Friday, April 6, 2007

The Online Tutoring Landscape

In a previous post I noted that there are 2 kinds of online tutoring: Prescriptive tutoring and Drop-In tutoring. SMARTHINKING focuses on the Drop-In model. Within the drop-in market, there are 2 established companies -- SMARTHINKING and Tutor.com -- and at least one well-funded new company who may offer drop-in tutoring (TutorVista). Tutor.com has built its business by selling to public libraries who target middle school students. SMARTHINKING has built its business by selling to colleges, some high schools, and bundling with textbook providers. SMARTHINKING has tried selling to public libraries with limited success. Tutor.com has tried selling to colleges with limited success. Each company has tailored its service and pricing to fit its market.

Though SMARTHINKING has little or no competition in the higher education market, I have always thought that some company would emerge to compete with us. However, 2 dynamics have emerged over the past six months that will make it very difficult for new entrants to compete successfully in the college market.

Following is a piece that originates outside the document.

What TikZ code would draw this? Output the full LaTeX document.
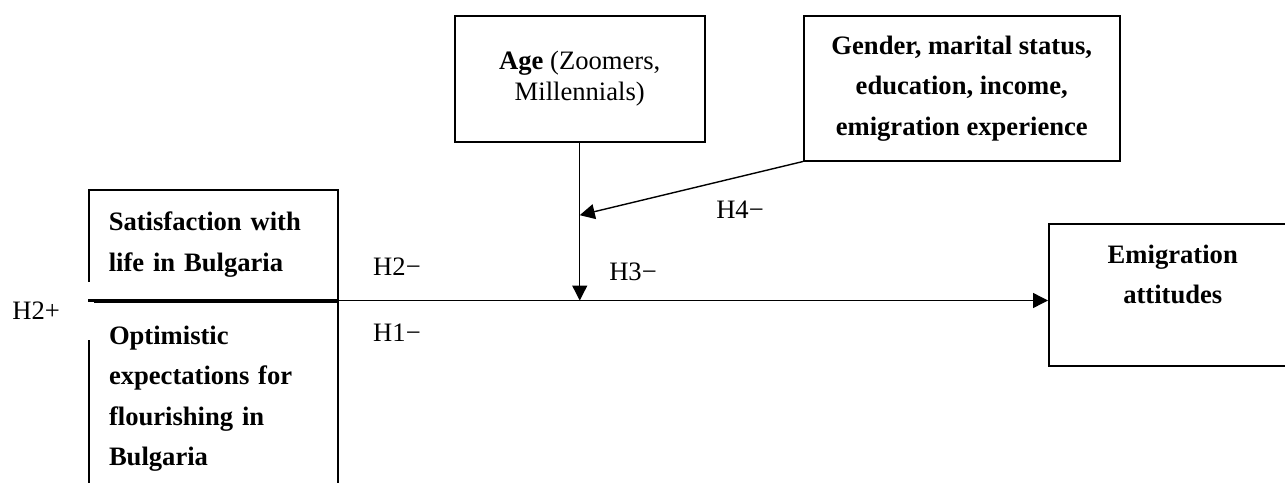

The first dynamic is the growth of our partnerships with publishers. Starting in June, 4 of the 6 largest college textbook publishers representing over 70% of the college textbook market will bundle SMARTHINKING's services with selected products. These publisher partnerships will allow the 300+ schools who contract directly with SMARTHINKING to offer more tutoring services without incurring extra costs. For publishers, the addition of SMARTHINKING helps sell more books because schools want to extend their existing SMARTHINKING services. Schools have an incentive to contract with SMARTHINKING because publisers offer ways to defray costs. SMARTHINKING can now offer a school a complete solution on a single platform that can integrate SMARTHINKING tutoring, a school's own tutors, and tutoring provided by publishers. In addition to all of this, the branding that results from the marketing efforts of these publishers cannot be underestimated.

The second dynamic is the dramatic service level improvements that come with scale. Running a drop-in tutoring service is like running a call center without the call and without the center. The biggest difference is that session lengths -- the time spent on a call -- in most call centers is short. For online tutoring, the session lengths are long. This means that, to achieve consistently low wait times without signficant overstaffing, a drop-in tutoring center must have a lot of users. Our models indicate that a center needs about 35 sessions per hour to achieve average wait times under 4 minutes with an efficient staffing model. In the past year, SMARTHINKING has grown such that we meet these service levels across almost all of our available hours. Competitively, this means that any new entrant will need to signficantly over-staff prior to achieving student volume if the new entrant plans to compete on service levels. For SMARTHINKING, we will begin to integrate service levels as a marketing message to our current and future clients.

These 2 dynamics -- the interdependence of our schools and publishers and the predictability of service levels -- makes me increasingly confident in SMARTHINKING's ability to grow within and defend the college market from new competitors. These dynamics, plus the college focused service elements that we already offer such as 24/7 drop-in math tutoring and the world's largest online writing lab, make us the only choice in the college market.